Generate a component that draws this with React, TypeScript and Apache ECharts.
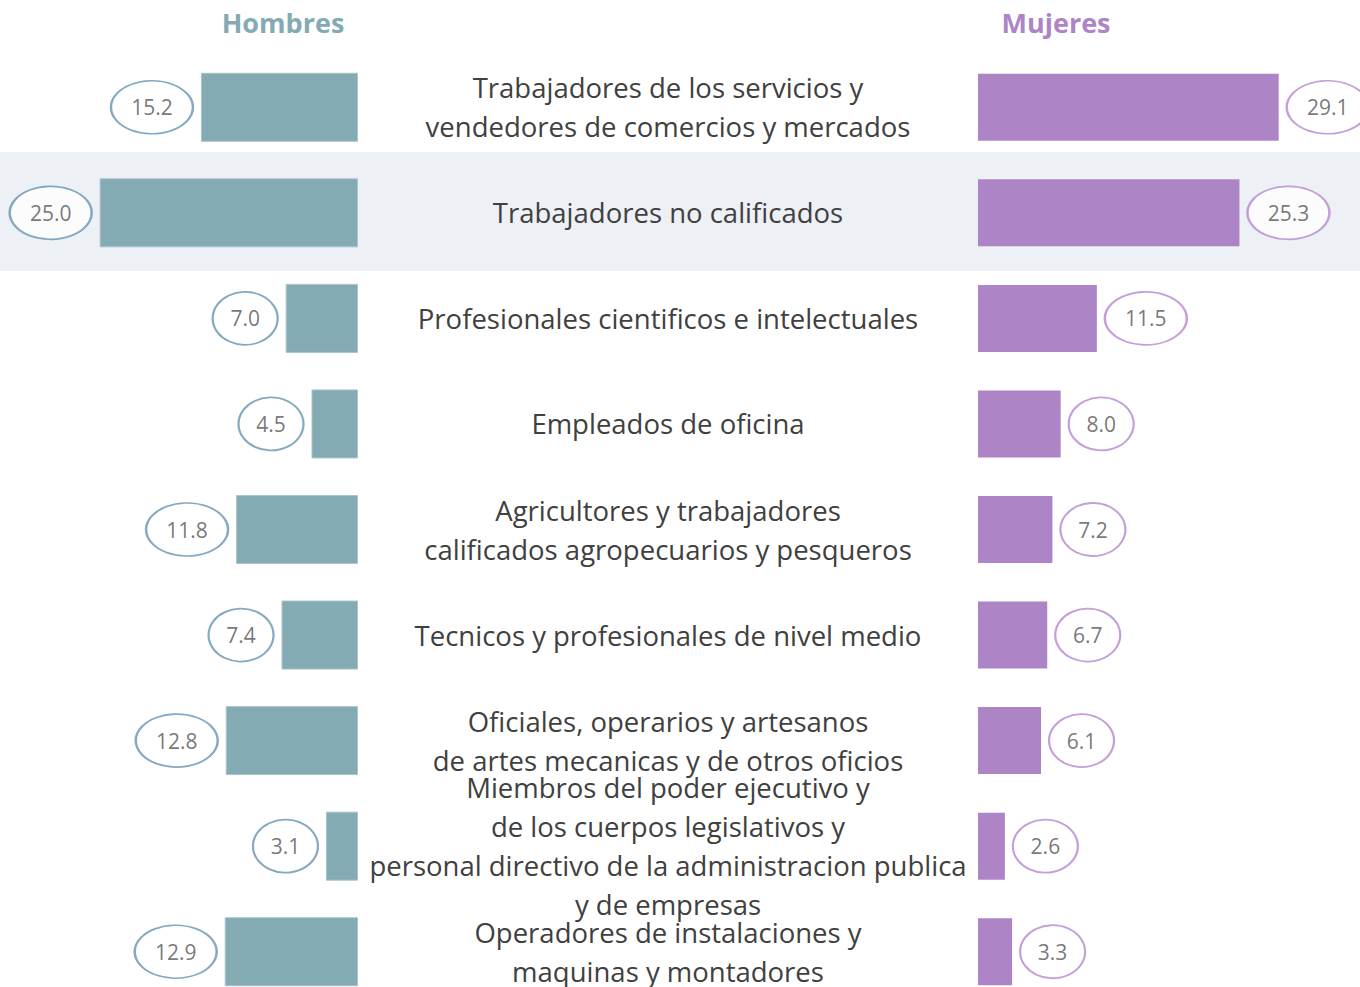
import React, { useEffect, useRef } from "react";
import * as echarts from "echarts";

const categories = [
  "Trabajadores de los servicios y\nvendedores de comercios y mercados",
  "Trabajadores no calificados",
  "Profesionales cientificos e intelectuales",
  "Empleados de oficina",
  "Agricultores y trabajadores\ncalificados agropecuarios y pesqueros",
  "Tecnicos y profesionales de nivel medio",
  "Oficiales, operarios y artesanos\nde artes mecanicas y de otros oficios",
  "Miembros del poder ejecutivo y\nde los cuerpos legislativos y\npersonal directivo de la administracion publica\ny de empresas",
  "Operadores de instalaciones y\nmaquinas y montadores",
];
const hombres = [15.2, 25.0, 7.0, 4.5, 11.8, 7.4, 12.8, 3.1, 12.9];
const mujeres = [29.1, 25.3, 11.5, 8.0, 7.2, 6.7, 6.1, 2.6, 3.3];
const seriesNames = ["Hombres", "Mujeres"];

const HCOLOR = "#84aab4";
const MCOLOR = "#ad84c6";

function bubbles(values: number[], dir: number) {
  return values.map((v, i) => {
    const txt = v.toFixed(1);
    const w = txt.length >= 4 ? 82 : 65;
    return {
      value: [v, categories[i]],
      symbolSize: [w, 53],
      symbolOffset: [dir * (w / 2 + 8), 0],
    };
  });
}

export default function App() {
  const ref = useRef<HTMLDivElement>(null);
  useEffect(() => {
    document.body.style.margin = "0";
    const chart = echarts.init(ref.current!, null, { renderer: "svg" });
    const top = 54.5;
    const height = 950;
    const bubbleLabel = {
      show: true,
      position: "inside",
      formatter: (p: any) => p.value[0].toFixed(1),
      color: "#555555",
      fontSize: 21,
      fontFamily: "'Open Sans', sans-serif",
    };
    chart.setOption({
      animation: false,
      backgroundColor: "#ffffff",
      graphic: [
        {
          type: "rect",
          z: -10,
          silent: true,
          shape: { x: 0, y: 152, width: 1360, height: 119 },
          style: { fill: "#edf0f5" },
        },
        {
          type: "text",
          x: 283,
          y: 22,
          style: {
            text: seriesNames[0],
            fill: HCOLOR,
            font: "bold 27px 'Open Sans', sans-serif",
            textAlign: "center",
            textVerticalAlign: "middle",
          },
        },
        {
          type: "text",
          x: 1056,
          y: 22,
          style: {
            text: seriesNames[1],
            fill: MCOLOR,
            font: "bold 27px 'Open Sans', sans-serif",
            textAlign: "center",
            textVerticalAlign: "middle",
          },
        },
      ],
      grid: [
        { left: 48, width: 310, top, height, outerBoundsMode: "none", containLabel: false },
        { left: 978, width: 310, top, height, outerBoundsMode: "none", containLabel: false },
      ],
      xAxis: [
        { gridIndex: 0, type: "value", min: 0, max: 30, inverse: true, show: false },
        { gridIndex: 1, type: "value", min: 0, max: 30, show: false },
      ],
      yAxis: [
        {
          gridIndex: 0,
          type: "category",
          data: categories,
          inverse: true,
          axisLine: { show: false },
          axisTick: { show: false },
          axisLabel: { show: false },
        },
        {
          gridIndex: 1,
          type: "category",
          data: categories,
          inverse: true,
          position: "left",
          axisLine: { show: false },
          axisTick: { show: false },
          axisLabel: {
            show: true,
            interval: 0,
            hideOverlap: false,
            margin: 310,
            align: "center",
            color: "#404040",
            fontSize: 27.5,
            lineHeight: 39,
            padding: [4, 0, 0, 0],
            fontFamily: "'Open Sans', sans-serif",
          },
        },
      ],
      series: [
        {
          name: seriesNames[0],
          type: "bar",
          xAxisIndex: 0,
          yAxisIndex: 0,
          data: hombres,
          barWidth: 69,
          itemStyle: { color: HCOLOR, borderColor: "#a9c4cb", borderWidth: 1 },
        },
        {
          name: seriesNames[1],
          type: "bar",
          xAxisIndex: 1,
          yAxisIndex: 1,
          data: mujeres,
          barWidth: 67,
          itemStyle: { color: MCOLOR },
        },
        {
          type: "scatter",
          xAxisIndex: 0,
          yAxisIndex: 0,
          symbol: "circle",
          data: bubbles(hombres, -1),
          itemStyle: { color: "#ffffff", borderColor: "#6593b0", borderWidth: 2 },
          label: bubbleLabel,
          z: 5,
        },
        {
          type: "scatter",
          xAxisIndex: 1,
          yAxisIndex: 1,
          symbol: "circle",
          data: bubbles(mujeres, 1),
          itemStyle: { color: "#ffffff", borderColor: "#b587d0", borderWidth: 2 },
          label: bubbleLabel,
          z: 5,
        },
      ],
    });
    return () => chart.dispose();
  }, []);
  return <div ref={ref} style={{ width: 1360, height: 987 }} />;
}
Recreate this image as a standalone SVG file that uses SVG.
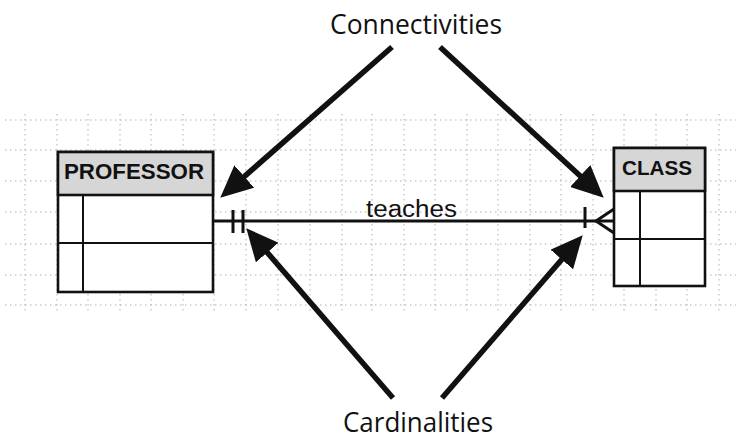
━━━
Given task:
Every entry must be written out exactly, with all pictures left out.

Correct answer:
Generate a component that draws this with React, TypeScript and Apache ECharts.
import React, { useEffect, useRef } from "react";
import * as echarts from "echarts";

const categories = [
  "Trabajadores de los servicios y\nvendedores de comercios y mercados",
  "Trabajadores no calificados",
  "Profesionales cientificos e intelectuales",
  "Empleados de oficina",
  "Agricultores y trabajadores\ncalificados agropecuarios y pesqueros",
  "Tecnicos y profesionales de nivel medio",
  "Oficiales, operarios y artesanos\nde artes mecanicas y de otros oficios",
  "Miembros del poder ejecutivo y\nde los cuerpos legislativos y\npersonal directivo de la administracion publica\ny de empresas",
  "Operadores de instalaciones y\nmaquinas y montadores",
];
const hombres = [15.2, 25.0, 7.0, 4.5, 11.8, 7.4, 12.8, 3.1, 12.9];
const mujeres = [29.1, 25.3, 11.5, 8.0, 7.2, 6.7, 6.1, 2.6, 3.3];
const seriesNames = ["Hombres", "Mujeres"];

const HCOLOR = "#84aab4";
const MCOLOR = "#ad84c6";

function bubbles(values: number[], dir: number) {
  return values.map((v, i) => {
    const txt = v.toFixed(1);
    const w = txt.length >= 4 ? 82 : 65;
    return {
      value: [v, categories[i]],
      symbolSize: [w, 53],
      symbolOffset: [dir * (w / 2 + 8), 0],
    };
  });
}

export default function App() {
  const ref = useRef<HTMLDivElement>(null);
  useEffect(() => {
    document.body.style.margin = "0";
    const chart = echarts.init(ref.current!, null, { renderer: "svg" });
    const top = 54.5;
    const height = 950;
    const bubbleLabel = {
      show: true,
      position: "inside",
      formatter: (p: any) => p.value[0].toFixed(1),
      color: "#555555",
      fontSize: 21,
      fontFamily: "'Open Sans', sans-serif",
    };
    chart.setOption({
      animation: false,
      backgroundColor: "#ffffff",
      graphic: [
        {
          type: "rect",
          z: -10,
          silent: true,
          shape: { x: 0, y: 152, width: 1360, height: 119 },
          style: { fill: "#edf0f5" },
        },
        {
          type: "text",
          x: 283,
          y: 22,
          style: {
            text: seriesNames[0],
            fill: HCOLOR,
            font: "bold 27px 'Open Sans', sans-serif",
            textAlign: "center",
            textVerticalAlign: "middle",
          },
        },
        {
          type: "text",
          x: 1056,
          y: 22,
          style: {
            text: seriesNames[1],
            fill: MCOLOR,
            font: "bold 27px 'Open Sans', sans-serif",
            textAlign: "center",
            textVerticalAlign: "middle",
          },
        },
      ],
      grid: [
        { left: 48, width: 310, top, height, outerBoundsMode: "none", containLabel: false },
        { left: 978, width: 310, top, height, outerBoundsMode: "none", containLabel: false },
      ],
      xAxis: [
        { gridIndex: 0, type: "value", min: 0, max: 30, inverse: true, show: false },
        { gridIndex: 1, type: "value", min: 0, max: 30, show: false },
      ],
      yAxis: [
        {
          gridIndex: 0,
          type: "category",
          data: categories,
          inverse: true,
          axisLine: { show: false },
          axisTick: { show: false },
          axisLabel: { show: false },
        },
        {
          gridIndex: 1,
          type: "category",
          data: categories,
          inverse: true,
          position: "left",
          axisLine: { show: false },
          axisTick: { show: false },
          axisLabel: {
            show: true,
            interval: 0,
            hideOverlap: false,
            margin: 310,
            align: "center",
            color: "#404040",
            fontSize: 27.5,
            lineHeight: 39,
            padding: [4, 0, 0, 0],
            fontFamily: "'Open Sans', sans-serif",
          },
        },
      ],
      series: [
        {
          name: seriesNames[0],
          type: "bar",
          xAxisIndex: 0,
          yAxisIndex: 0,
          data: hombres,
          barWidth: 69,
          itemStyle: { color: HCOLOR, borderColor: "#a9c4cb", borderWidth: 1 },
        },
        {
          name: seriesNames[1],
          type: "bar",
          xAxisIndex: 1,
          yAxisIndex: 1,
          data: mujeres,
          barWidth: 67,
          itemStyle: { color: MCOLOR },
        },
        {
          type: "scatter",
          xAxisIndex: 0,
          yAxisIndex: 0,
          symbol: "circle",
          data: bubbles(hombres, -1),
          itemStyle: { color: "#ffffff", borderColor: "#6593b0", borderWidth: 2 },
          label: bubbleLabel,
          z: 5,
        },
        {
          type: "scatter",
          xAxisIndex: 1,
          yAxisIndex: 1,
          symbol: "circle",
          data: bubbles(mujeres, 1),
          itemStyle: { color: "#ffffff", borderColor: "#b587d0", borderWidth: 2 },
          label: bubbleLabel,
          z: 5,
        },
      ],
    });
    return () => chart.dispose();
  }, []);
  return <div ref={ref} style={{ width: 1360, height: 987 }} />;
}
Recreate this image as a standalone SVG file that uses SVG.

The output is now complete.